Another star ingredient in this recipe, is the cocoa powder. I chose to use cocoa powder mainly because I find it has a more intense flavour and gives the cake a nice chocolatey flavour. There is however, much debate regarding the health benefits of cacao powder used for cooking. Is cocoa powder better or is Dutch process better.

Here’s some basics:

Beautifully summarized by Sally over at Sally’s Baking Addiction, cacao powder comes from cocoa beans. The beans are fermented, dried, roasted and cracked into nibs. The nibs are then pressed to remove 75% of their cocoa butter. This leaves us with chocolate liquor. The pasty liquor is dried and then ground into unsweetened cocoa powder.
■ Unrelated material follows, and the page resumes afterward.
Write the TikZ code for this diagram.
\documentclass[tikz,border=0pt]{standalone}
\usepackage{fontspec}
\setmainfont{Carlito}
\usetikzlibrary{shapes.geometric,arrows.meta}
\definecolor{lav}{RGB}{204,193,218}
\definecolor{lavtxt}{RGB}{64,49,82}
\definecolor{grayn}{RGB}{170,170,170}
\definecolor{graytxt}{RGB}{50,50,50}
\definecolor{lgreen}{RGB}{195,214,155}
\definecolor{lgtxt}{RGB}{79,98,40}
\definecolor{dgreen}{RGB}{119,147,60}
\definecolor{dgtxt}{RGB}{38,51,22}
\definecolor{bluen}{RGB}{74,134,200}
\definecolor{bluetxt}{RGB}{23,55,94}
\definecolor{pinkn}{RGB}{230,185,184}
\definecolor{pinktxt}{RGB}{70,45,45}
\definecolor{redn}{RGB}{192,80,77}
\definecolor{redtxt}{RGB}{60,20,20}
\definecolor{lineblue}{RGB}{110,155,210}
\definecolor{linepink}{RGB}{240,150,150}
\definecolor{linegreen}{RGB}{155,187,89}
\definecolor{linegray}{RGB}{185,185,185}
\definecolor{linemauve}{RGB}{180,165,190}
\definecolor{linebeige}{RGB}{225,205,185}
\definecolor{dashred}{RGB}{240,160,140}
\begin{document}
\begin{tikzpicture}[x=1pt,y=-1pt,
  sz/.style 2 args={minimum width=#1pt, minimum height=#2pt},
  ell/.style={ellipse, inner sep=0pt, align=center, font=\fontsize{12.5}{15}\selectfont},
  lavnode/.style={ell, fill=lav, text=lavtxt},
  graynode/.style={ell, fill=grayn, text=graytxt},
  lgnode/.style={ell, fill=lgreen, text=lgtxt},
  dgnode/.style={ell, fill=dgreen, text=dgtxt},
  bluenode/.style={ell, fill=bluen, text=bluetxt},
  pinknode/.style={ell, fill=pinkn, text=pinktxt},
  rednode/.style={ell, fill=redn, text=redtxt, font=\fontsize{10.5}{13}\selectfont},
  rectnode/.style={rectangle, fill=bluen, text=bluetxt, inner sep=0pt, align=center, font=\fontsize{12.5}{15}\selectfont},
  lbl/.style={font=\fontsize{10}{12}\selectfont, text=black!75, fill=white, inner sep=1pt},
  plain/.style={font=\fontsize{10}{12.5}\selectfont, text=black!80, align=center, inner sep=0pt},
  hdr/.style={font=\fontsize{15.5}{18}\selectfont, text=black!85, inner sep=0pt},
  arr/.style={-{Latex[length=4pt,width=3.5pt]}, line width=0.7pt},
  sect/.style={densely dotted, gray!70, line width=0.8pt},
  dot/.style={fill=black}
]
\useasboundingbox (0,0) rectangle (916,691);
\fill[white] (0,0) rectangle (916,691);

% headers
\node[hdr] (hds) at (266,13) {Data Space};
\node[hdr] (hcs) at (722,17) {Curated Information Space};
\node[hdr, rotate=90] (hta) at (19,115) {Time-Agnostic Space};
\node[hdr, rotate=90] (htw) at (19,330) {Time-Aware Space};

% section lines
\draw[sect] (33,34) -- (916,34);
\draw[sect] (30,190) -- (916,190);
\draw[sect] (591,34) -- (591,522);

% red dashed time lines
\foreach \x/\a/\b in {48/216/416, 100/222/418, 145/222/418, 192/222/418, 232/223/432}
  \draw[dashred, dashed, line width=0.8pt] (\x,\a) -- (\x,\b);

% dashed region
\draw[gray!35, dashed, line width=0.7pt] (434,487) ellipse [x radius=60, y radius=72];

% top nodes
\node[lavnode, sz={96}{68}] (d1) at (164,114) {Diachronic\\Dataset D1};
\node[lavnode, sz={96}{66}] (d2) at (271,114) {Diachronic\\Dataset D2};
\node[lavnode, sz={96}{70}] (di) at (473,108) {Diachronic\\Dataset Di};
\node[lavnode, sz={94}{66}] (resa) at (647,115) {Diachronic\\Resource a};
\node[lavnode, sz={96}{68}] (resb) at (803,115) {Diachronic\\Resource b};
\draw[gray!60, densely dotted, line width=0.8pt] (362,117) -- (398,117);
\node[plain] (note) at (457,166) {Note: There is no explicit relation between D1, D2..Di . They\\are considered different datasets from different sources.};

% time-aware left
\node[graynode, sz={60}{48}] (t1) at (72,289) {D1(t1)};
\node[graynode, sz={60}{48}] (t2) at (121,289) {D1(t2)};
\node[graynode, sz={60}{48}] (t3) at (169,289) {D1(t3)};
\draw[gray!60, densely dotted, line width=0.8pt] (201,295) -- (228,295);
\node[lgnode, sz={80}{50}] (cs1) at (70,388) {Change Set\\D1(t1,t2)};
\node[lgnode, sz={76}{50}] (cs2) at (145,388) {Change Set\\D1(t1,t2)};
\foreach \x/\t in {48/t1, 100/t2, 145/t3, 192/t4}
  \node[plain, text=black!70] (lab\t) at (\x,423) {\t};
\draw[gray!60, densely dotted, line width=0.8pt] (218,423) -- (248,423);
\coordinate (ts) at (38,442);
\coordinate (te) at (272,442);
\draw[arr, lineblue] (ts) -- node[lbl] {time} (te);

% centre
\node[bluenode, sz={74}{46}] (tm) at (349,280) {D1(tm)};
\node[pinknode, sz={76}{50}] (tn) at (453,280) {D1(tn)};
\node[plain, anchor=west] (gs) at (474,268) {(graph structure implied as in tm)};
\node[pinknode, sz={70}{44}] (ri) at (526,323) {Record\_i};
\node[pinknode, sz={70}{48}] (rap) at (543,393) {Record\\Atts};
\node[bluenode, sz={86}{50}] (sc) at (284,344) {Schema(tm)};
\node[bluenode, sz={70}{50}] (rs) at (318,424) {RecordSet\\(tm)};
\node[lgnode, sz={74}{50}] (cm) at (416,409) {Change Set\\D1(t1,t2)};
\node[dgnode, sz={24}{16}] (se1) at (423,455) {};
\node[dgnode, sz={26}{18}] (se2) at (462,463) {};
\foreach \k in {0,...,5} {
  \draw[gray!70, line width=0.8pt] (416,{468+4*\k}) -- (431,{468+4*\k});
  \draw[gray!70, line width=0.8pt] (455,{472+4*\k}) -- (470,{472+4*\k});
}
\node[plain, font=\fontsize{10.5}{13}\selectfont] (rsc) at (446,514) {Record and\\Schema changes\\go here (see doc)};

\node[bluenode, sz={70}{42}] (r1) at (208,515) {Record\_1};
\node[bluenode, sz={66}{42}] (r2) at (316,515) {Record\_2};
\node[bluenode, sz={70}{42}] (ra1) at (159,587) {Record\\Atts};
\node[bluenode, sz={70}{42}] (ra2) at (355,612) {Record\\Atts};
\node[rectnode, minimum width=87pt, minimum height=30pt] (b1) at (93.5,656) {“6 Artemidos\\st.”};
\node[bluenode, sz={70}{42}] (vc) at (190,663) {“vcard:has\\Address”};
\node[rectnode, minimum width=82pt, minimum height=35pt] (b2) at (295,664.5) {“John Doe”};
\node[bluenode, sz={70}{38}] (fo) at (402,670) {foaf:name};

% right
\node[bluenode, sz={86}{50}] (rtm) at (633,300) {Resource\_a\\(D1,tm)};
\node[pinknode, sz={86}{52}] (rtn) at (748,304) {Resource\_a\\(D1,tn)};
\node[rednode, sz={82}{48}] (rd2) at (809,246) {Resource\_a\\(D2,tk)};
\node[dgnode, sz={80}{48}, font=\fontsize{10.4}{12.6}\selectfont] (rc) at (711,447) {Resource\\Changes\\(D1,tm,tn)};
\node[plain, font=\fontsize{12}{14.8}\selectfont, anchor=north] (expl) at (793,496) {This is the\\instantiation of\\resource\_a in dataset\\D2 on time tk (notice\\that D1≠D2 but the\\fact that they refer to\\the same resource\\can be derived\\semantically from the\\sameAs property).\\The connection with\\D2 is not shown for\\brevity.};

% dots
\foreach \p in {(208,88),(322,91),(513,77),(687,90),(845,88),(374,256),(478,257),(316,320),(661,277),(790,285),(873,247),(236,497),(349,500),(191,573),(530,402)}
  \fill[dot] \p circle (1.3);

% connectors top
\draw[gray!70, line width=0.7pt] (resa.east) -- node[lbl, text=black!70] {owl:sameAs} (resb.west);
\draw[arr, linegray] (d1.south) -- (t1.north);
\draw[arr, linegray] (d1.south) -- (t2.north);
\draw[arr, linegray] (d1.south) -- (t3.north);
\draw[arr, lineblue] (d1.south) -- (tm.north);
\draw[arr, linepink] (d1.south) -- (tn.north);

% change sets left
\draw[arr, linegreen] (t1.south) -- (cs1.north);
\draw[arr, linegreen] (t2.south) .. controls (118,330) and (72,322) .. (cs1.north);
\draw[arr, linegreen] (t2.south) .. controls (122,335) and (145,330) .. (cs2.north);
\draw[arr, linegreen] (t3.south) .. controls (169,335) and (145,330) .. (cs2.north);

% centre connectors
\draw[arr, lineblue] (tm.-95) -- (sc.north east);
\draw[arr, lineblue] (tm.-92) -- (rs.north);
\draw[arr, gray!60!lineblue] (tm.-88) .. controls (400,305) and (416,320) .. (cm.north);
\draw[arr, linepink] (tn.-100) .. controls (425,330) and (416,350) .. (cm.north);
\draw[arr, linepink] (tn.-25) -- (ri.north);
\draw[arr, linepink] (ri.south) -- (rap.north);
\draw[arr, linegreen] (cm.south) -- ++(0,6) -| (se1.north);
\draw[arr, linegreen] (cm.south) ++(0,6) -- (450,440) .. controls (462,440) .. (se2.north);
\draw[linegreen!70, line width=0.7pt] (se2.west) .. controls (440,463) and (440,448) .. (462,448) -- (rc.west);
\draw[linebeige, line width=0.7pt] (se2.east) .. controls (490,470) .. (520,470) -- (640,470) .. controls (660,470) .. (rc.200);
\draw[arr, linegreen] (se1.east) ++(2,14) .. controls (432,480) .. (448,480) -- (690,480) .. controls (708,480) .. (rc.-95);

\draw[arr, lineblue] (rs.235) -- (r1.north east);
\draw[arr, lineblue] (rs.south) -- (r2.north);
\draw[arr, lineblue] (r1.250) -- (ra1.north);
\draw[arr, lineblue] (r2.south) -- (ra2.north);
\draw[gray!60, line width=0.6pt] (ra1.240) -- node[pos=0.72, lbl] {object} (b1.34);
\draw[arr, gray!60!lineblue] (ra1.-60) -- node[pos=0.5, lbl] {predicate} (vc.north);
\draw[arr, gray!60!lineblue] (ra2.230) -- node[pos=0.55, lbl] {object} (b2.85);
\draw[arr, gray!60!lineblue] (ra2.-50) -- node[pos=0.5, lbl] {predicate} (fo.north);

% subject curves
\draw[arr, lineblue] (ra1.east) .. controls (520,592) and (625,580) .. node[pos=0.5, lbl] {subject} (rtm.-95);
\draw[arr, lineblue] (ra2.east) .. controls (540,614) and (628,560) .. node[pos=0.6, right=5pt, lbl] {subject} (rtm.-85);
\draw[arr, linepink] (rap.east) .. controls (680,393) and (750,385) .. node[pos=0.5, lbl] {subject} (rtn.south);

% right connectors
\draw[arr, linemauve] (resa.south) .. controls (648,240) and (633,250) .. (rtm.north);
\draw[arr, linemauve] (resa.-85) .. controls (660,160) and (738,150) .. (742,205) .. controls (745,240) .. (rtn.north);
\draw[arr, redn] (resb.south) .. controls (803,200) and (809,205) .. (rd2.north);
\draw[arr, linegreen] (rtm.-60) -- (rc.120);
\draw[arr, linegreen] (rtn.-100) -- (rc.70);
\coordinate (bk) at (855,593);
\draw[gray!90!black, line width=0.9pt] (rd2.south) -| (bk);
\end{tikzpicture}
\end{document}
Dutch process chocolate (named after the Dutch bakers that developed the process) is made from the same cacao beans but they’ve have been washed with a potassium solution to neutralize their acidity to a pH of 7. This means that Dutch process cocoa powder is only slightly acidic because of that Dutching process. Dutch processed chocolate is also called alkalinized chocolate powder.

After reading quite a few articles on the subject I’ve come to the basic conclusion that regular cacao powder retains more of it’s antioxidant benefits then it’s Dutch processes counterpart.

But I’ll be honest with you. I use both for different recipes. Dutch processed chocolate gives desserts a nice dark colour and a milder flavour. There’s room for both in my kitchen.

An now, onto the recipe.

Dont’ forget to leave me a comment to let me know if you’ve dressed it up or served it as is.


Pineapple chocolate cake
Prep time:
Cook time:
Total time:
Serves: 8-10 portions
This cake is moist and rich and chocolatey. It’ll soon become a family favourite.
  • 1 Cup whole wheat pastry flour
  • 1/2 Cup white spelt flour
  • 2/3 Cup coconut sugar
  • 1/3 Cup cocoa powder
  • 1/2 tsp salt
  • 1 1/2 tsp baking powder
  • 1 tsp baking soda
  • 1 Cup almond milk
  • 2 Tbs apple cider vinegar
  • 1/3 Cup crushed pineapple
  • 1/4 Cup coconut oil, melted
  • 2 tsp vanilla
  • 2 oz unsweetened baking chocolate
  • Chocolat chips for srinkling on tops
  1. Preheat the oven to 350 degrees F.
  2. Grease an 8″ springform pan.
  3. Combine the almond milk and the apple cider vinegar together and let stand for 5 minutes.
  4. Thinly chop the baking chocolate.
  5. In the meantime, mix all the dry ingredients and baking chocolate together in a bowl and whisk together.
  6. In a separate bowl, combine the pineapples, melted coconut oil, vanilla and almond milk and vinegar mixture when ready. Stir with a wooden spoon to combine.
  7. Add the wet ingredients to the dry ingredients and combine with a wooden spoon.
  8. Pour the batter in the pan and sprinkle with chocolate chips.
  9. Bake in the oven for 30 minutes (mine was done after 28 minutes).
  10. Allow to cool for a few minutes and enjoy.